テキストADVは文字通りテキストがメインとなっている作品だから、言語の壁に阻まれて、これまではあまり輸出されてこなかった。需要もないと思われていた。テキストを読むだけのゲームなんて、北米の方々には受け入れられないだろうと、そう考えられていたのだ。一方で、テキストADVは海外から輸入もされてこなかった。もしかしたら探せばあるのかもしれないが、少なくとも一般のプレイヤーの目にふれる機会はほとんどなかったといっていいだろう。
そのような鎖国的な環境にあって、テキストADVは国内において独特の、エキセントリックな進化を遂げていった。ガラパゴス諸島の生物たちと同じように……。

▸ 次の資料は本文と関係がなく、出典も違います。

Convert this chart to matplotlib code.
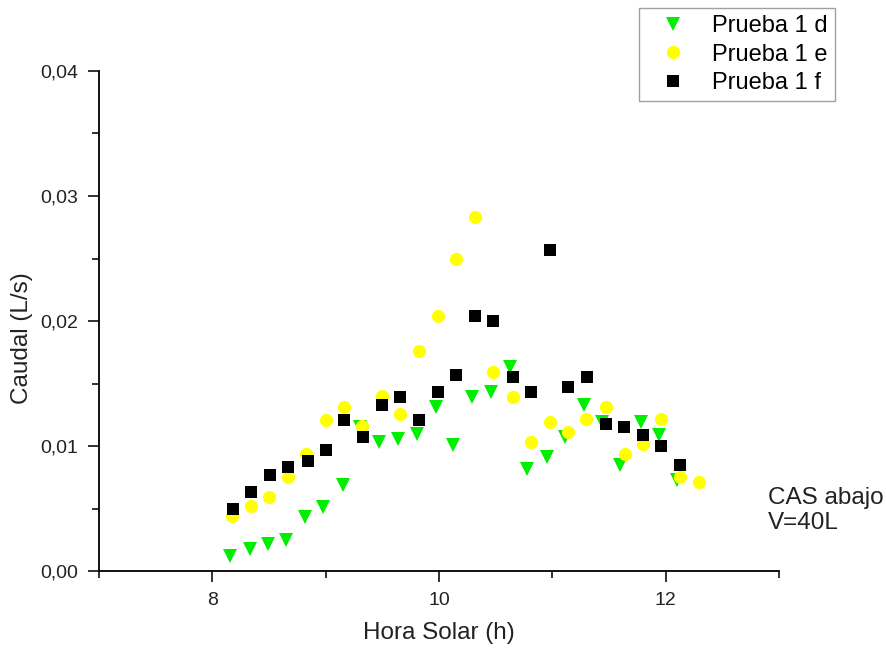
import matplotlib
matplotlib.use("Agg")
import matplotlib.pyplot as plt
from matplotlib.ticker import MultipleLocator, FuncFormatter

plt.rcParams['font.family'] = ['Liberation Sans', 'DejaVu Sans']

# Prueba 1 d (green triangles)
x_d = [8.16, 8.33, 8.49, 8.65, 8.82, 8.98, 9.15, 9.30, 9.47, 9.64, 9.81, 9.97,
       10.12, 10.29, 10.46, 10.63, 10.78, 10.95, 11.11, 11.28, 11.44, 11.60,
       11.78, 11.94, 12.10]
y_d = [0.0012, 0.0018, 0.0022, 0.0025, 0.0043, 0.0051, 0.0069, 0.0115, 0.0103,
       0.0106, 0.0110, 0.0131, 0.0101, 0.0139, 0.0143, 0.0163, 0.0082, 0.0091,
       0.0107, 0.0133, 0.0119, 0.0085, 0.0119, 0.0109, 0.0073]

# Prueba 1 e (yellow circles)
x_e = [8.17, 8.34, 8.50, 8.67, 8.83, 9.00, 9.16, 9.32, 9.50, 9.66, 9.82, 9.99,
       10.15, 10.32, 10.48, 10.65, 10.81, 10.98, 11.14, 11.30, 11.47, 11.64,
       11.80, 11.96, 12.13, 12.29]
y_e = [0.0044, 0.0052, 0.0059, 0.0075, 0.0094, 0.0121, 0.0131, 0.0116, 0.0140,
       0.0126, 0.0176, 0.0204, 0.0250, 0.0283, 0.0159, 0.0139, 0.0103, 0.0119,
       0.0111, 0.0122, 0.0131, 0.0094, 0.0102, 0.0122, 0.0075, 0.0071]

# Prueba 1 f (black squares)
x_f = [8.18, 8.34, 8.51, 8.67, 8.84, 9.00, 9.16, 9.33, 9.50, 9.66, 9.82, 9.99,
       10.15, 10.32, 10.48, 10.65, 10.81, 10.98, 11.14, 11.31, 11.47, 11.63,
       11.80, 11.96, 12.13]
y_f = [0.0050, 0.0063, 0.0077, 0.0083, 0.0088, 0.0097, 0.0121, 0.0107, 0.0133,
       0.0139, 0.0121, 0.0143, 0.0157, 0.0204, 0.0200, 0.0155, 0.0143, 0.0257,
       0.0147, 0.0155, 0.0118, 0.0115, 0.0109, 0.0100, 0.0085]

labels = ["Prueba 1 d", "Prueba 1 e", "Prueba 1 f"]

fig = plt.figure(figsize=(8.86, 6.48), dpi=100)
ax = fig.add_axes([99 / 886, 1 - 571 / 648, 680 / 886, 500 / 648])

ax.plot(x_d, y_d, linestyle='none', marker='v', markersize=10,
        color='#00EE00', markeredgewidth=0, label=labels[0])
ax.plot(x_e, y_e, linestyle='none', marker='o', markersize=9.5,
        color='#FFFF00', markeredgewidth=0, label=labels[1])
ax.plot(x_f, y_f, linestyle='none', marker='s', markersize=8.5,
        color='black', markeredgewidth=0, label=labels[2])

ax.set_xlim(7, 13)
ax.set_ylim(0, 0.04)
ax.spines['top'].set_visible(False)
ax.spines['right'].set_visible(False)
for s in ('left', 'bottom'):
    ax.spines[s].set_linewidth(1.3)

ax.xaxis.set_major_locator(MultipleLocator(2))
ax.xaxis.set_minor_locator(MultipleLocator(1))
ax.yaxis.set_major_locator(MultipleLocator(0.01))
ax.yaxis.set_minor_locator(MultipleLocator(0.005))
ax.yaxis.set_major_formatter(FuncFormatter(lambda v, p: f"{v:.2f}".replace('.', ',')))
ax.tick_params(which='major', direction='out', length=8, width=1.3,
               labelsize=14, pad=7, color='#222222', labelcolor='#222222')
ax.tick_params(which='minor', direction='out', length=5, width=1.3, color='#222222')

ax.set_xlabel("Hora Solar (h)", fontsize=17.5, color='#222222')
ax.set_ylabel("Caudal (L/s)", fontsize=17.5, color='#222222')
ax.xaxis.set_label_coords(0.5, -0.124)
ax.xaxis.label.set_va('center')
ax.yaxis.set_label_coords(-0.113, 0.465)
ax.yaxis.label.set_va('center')

leg = fig.legend(loc='upper right', bbox_to_anchor=(835 / 886, 1 - 8 / 648),
                 fontsize=17, frameon=True, fancybox=False, edgecolor='#888888',
                 borderpad=0.3, handletextpad=0.5, labelspacing=0.28,
                 handlelength=2.3, borderaxespad=0)
leg.get_frame().set_linewidth(1.0)

fig.text(768 / 886, 1 - 487 / 648, "CAS abajo\nV=40L", fontsize=17.5,
         va='top', ha='left', color='#222222', linespacing=1.2)

fig.savefig("out.png", dpi=100)
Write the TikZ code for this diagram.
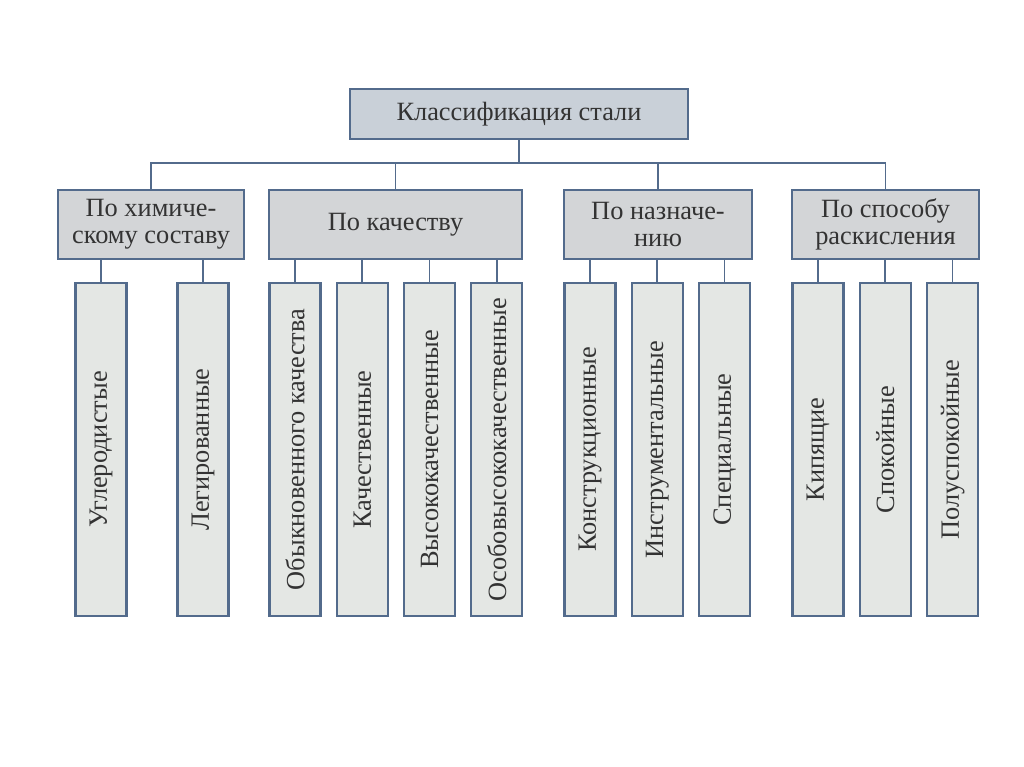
\documentclass[tikz,border=0pt]{standalone}
\usepackage{fontspec}
\setmainfont{Liberation Serif}
\usepackage{graphicx}
\usepackage{tikz}
\usetikzlibrary {positioning}

\definecolor{edge}{HTML}{536B8C}
\definecolor{rootfill}{HTML}{C9D0D8}
\definecolor{groupfill}{HTML}{D3D5D7}
\definecolor{leaffill}{HTML}{E4E7E4}
\definecolor{ink}{HTML}{333333}
\newcommand{\vtxt}[1]{\rotatebox{90}{#1}}

\begin{document}
\begin{tikzpicture}
	[align=center,node distance=0.28cm,font=\fontsize{15}{15.5}\selectfont,text=ink,
	root/.style={rectangle,draw=edge,line width=1.3pt,fill=rootfill,minimum width=6.76cm,minimum height=1cm},
	group/.style={rectangle,draw=edge,line width=1.3pt,fill=groupfill,minimum height=1.38cm,inner sep=1pt},
	leaf/.style={rectangle,draw=edge,line width=1.3pt,fill=leaffill,minimum width=1.02cm,minimum height=6.66cm,inner sep=0pt},
	link/.style={draw=edge,line width=1pt}]
	\useasboundingbox (0,0) rectangle (20.48,-15.34);
	\node[root] (root) at (10.38,-2.28) {Классификация стали};
	\node[group,minimum width=3.72cm] (chem) at (3.02,-4.49) {По химиче-\\скому составу};
	\node[group,minimum width=5.06cm] (qual) at (7.91,-4.49) {По качеству};
	\node[group,minimum width=3.76cm] (purp) at (13.16,-4.49) {По назначе-\\нию};
	\node[group,minimum width=3.74cm] (deox) at (17.71,-4.49) {По способу\\раскисления};
	\node[leaf] (carb) at (2.02,-8.99) {\vtxt{Углеродистые}};
	\node[leaf] (alloy) at (4.06,-8.99) {\vtxt{Легированные}};
	\node[leaf] (ordq) at (5.9,-8.99) {\vtxt{Обыкновенного качества}};
	\node[leaf] (qua) [right=of ordq] {\vtxt{Качественные}};
	\node[leaf] (highq) [right=of qua] {\vtxt{Высококачественные}};
	\node[leaf] (vhighq) [right=of highq] {\vtxt{Особовысококачественные}};
	\node[leaf] (struct) at (11.8,-8.99) {\vtxt{Конструкционные}};
	\node[leaf] (tool) [right=of struct] {\vtxt{Инструментальные}};
	\node[leaf] (spec) [right=of tool] {\vtxt{Специальные}};
	\node[leaf] (boil) at (16.36,-8.99) {\vtxt{Кипящие}};
	\node[leaf] (calm) [right=of boil] {\vtxt{Спокойные}};
	\node[leaf] (semi) [right=of calm] {\vtxt{Полуспокойные}};
	\draw [link] (root.south) -- ++(0,-0.46) coordinate (bus);
	\draw [link] (chem.north) |- (bus) -| (deox.north);
	\draw [link] (qual.north) -- (qual.north |- bus);
	\draw [link] (purp.north) -- (purp.north |- bus);
	\foreach \g/\l in {chem/carb,chem/alloy,qual/ordq,qual/qua,qual/highq,qual/vhighq,purp/struct,purp/tool,purp/spec,deox/boil,deox/calm,deox/semi}
		\draw [link] (\l.north |- \g.south) -- (\l.north);
	\end{tikzpicture}
\end{document}
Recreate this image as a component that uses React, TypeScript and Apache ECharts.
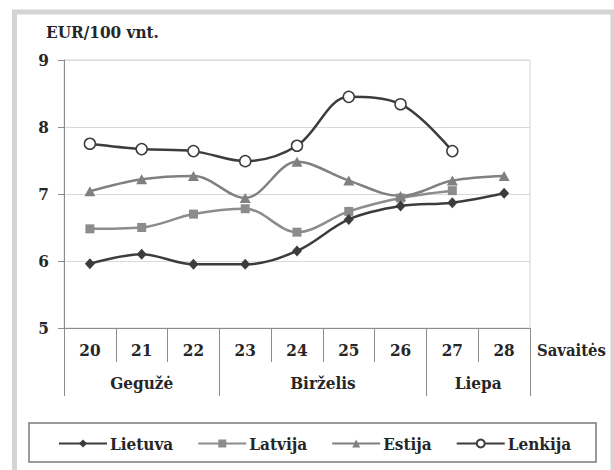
import React, { useEffect, useRef } from 'react';
import * as echarts from 'echarts';

const weeks = ['20', '21', '22', '23', '24', '25', '26', '27', '28'];
const months = ['Gegužė', 'Birželis', 'Liepa'];
const monthBounds = [0, 3, 7, 9];
const monthCenters = [1.5, 5, 8];
const yTicks = { min: 5, max: 9, step: 1 };

const lietuva = [5.96, 6.1, 5.95, 5.95, 6.15, 6.62, 6.82, 6.87, 7.01];
const latvija = [6.48, 6.5, 6.7, 6.78, 6.43, 6.74, 6.94, 7.05];
const estija = [7.04, 7.22, 7.27, 6.94, 7.48, 7.2, 6.97, 7.2, 7.27];
const lenkija = [7.75, 7.67, 7.64, 7.49, 7.72, 8.45, 8.34, 7.64];

const FONT = '"DejaVu Serif Condensed", "DejaVu Serif", serif';
const TXT = '#262626';
const AXIS = '#8c8c8c';

export default function App() {
  const ref = useRef<HTMLDivElement>(null);
  useEffect(() => {
    const chart = echarts.init(ref.current!, null, { renderer: 'svg' });
    const tb = { fontFamily: FONT, fontSize: 17, fontWeight: 'bold' as const, color: TXT };
    const mk = (name: string, data: number[], color: string, symbol: string, size: any, fill?: string, z = 2) => ({
      name,
      type: 'line',
      data,
      smooth: 0.35,
      symbol,
      symbolSize: size,
      z,
      lineStyle: { color, width: 2.5 },
      itemStyle: { color: fill ?? color, borderColor: color, borderWidth: fill ? 1.5 : 0 },
      emphasis: { disabled: true },
    });
    chart.setOption({
      animation: false,
      backgroundColor: '#ffffff',
      title: {
        text: 'EUR/100 vnt.',
        left: 41,
        top: 18,
        textStyle: tb,
      },
      graphic: [
        {
          type: 'rect',
          shape: { x: 14.5, y: 12, width: 598.5, height: 520 },
          style: { fill: 'none', stroke: '#d4d4d4', lineWidth: 5 },
          z: 0,
        },
        {
          type: 'rect',
          shape: { x: 29, y: 423, width: 567, height: 39 },
          style: { fill: 'none', stroke: '#7a7a7a', lineWidth: 1.5 },
          z: 0,
        },
      ],
      grid: {
        left: 64,
        right: 84,
        top: 60,
        bottom: 142,
        show: true,
        borderColor: '#d4d4d4',
        borderWidth: 1,
      },
      legend: {
        left: 58,
        top: 435,
        padding: 0,
        itemWidth: 48,
        itemHeight: 10,
        itemGap: 24,
        data: ['Lietuva', 'Latvija', 'Estija', 'Lenkija'],
        textStyle: { ...tb, padding: [0, 0, 0, -2] },
      },
      xAxis: [
        {
          type: 'category',
          data: weeks,
          boundaryGap: true,
          axisLine: { show: true, lineStyle: { color: AXIS, width: 1 } },
          axisTick: { show: true, length: 34, interval: 0, lineStyle: { color: AXIS } },
          axisLabel: { ...tb, margin: 13, interval: 0 },
          splitLine: { show: false },
          name: 'Savaitės',
          nameLocation: 'end',
          nameGap: 7,
          nameTextStyle: { ...tb, fontSize: 16.5, verticalAlign: 'top', padding: [14, 0, 0, 0] },
        },
        {
          type: 'value',
          min: 0,
          max: 9,
          position: 'bottom',
          offset: 0,
          axisLine: { show: false },
          splitLine: { show: false },
          axisTick: { show: true, customValues: monthBounds, length: 68, lineStyle: { color: AXIS } },
          axisLabel: {
            ...tb,
            customValues: monthCenters,
            margin: 46,
            formatter: (v: number) => months[monthCenters.indexOf(v)] ?? '',
          },
        },
      ],
      yAxis: {
        type: 'value',
        min: yTicks.min,
        max: yTicks.max,
        interval: yTicks.step,
        axisLine: { show: true, lineStyle: { color: AXIS, width: 1 } },
        axisTick: { show: true, length: 6, lineStyle: { color: AXIS } },
        axisLabel: { ...tb, margin: 15 },
        splitLine: { show: true, lineStyle: { color: '#d9d9d9', width: 1 } },
      },
      series: [
        mk('Lietuva', lietuva, '#3c3c3c', 'diamond', [10, 11], undefined, 3),
        mk('Latvija', latvija, '#8c8c8c', 'rect', 9, undefined, 2),
        mk('Estija', estija, '#808080', 'triangle', [11, 10], undefined, 2),
        mk('Lenkija', lenkija, '#3c3c3c', 'circle', 11, '#ffffff', 4),
      ],
    });
    return () => chart.dispose();
  }, []);
  return <div ref={ref} style={{ position: 'fixed', left: 0, top: 0, width: 614, height: 470 }} />;
}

そうして国産テキストADVが自然淘汰されていくうちに、特殊なノウハウやエッセンス、ユニークで力を持ったミーム的記号群が大量に培われていくことになった。むろん999にもそういった要素はふんだんに詰め込まれている。
正直に言えば、999よりも面白いテキストADVは他にもたくさんあると思う。だが、海外のプレイヤーたちには斬新に映ったのかもしれない。かつて浮世絵が海外の画家たちに衝撃を与えたのと同じように、あるいはマンガやアニメがセンセーションを巻き起こしたのと同じように……。
もちろん999がそこまでのインパクトを与えたとは思っていないが、現象としては似たようなことが起こったのではないかと考えている。
編:なるほど。そういう意味では今後、海外のADVに999が与えた影響が出てくるかも知れませんね
。
2~3年後あたりにアメリカでリリースされたADVが「どうも999のオマージュっぽいな…」というような…。うーん、ありえそうです。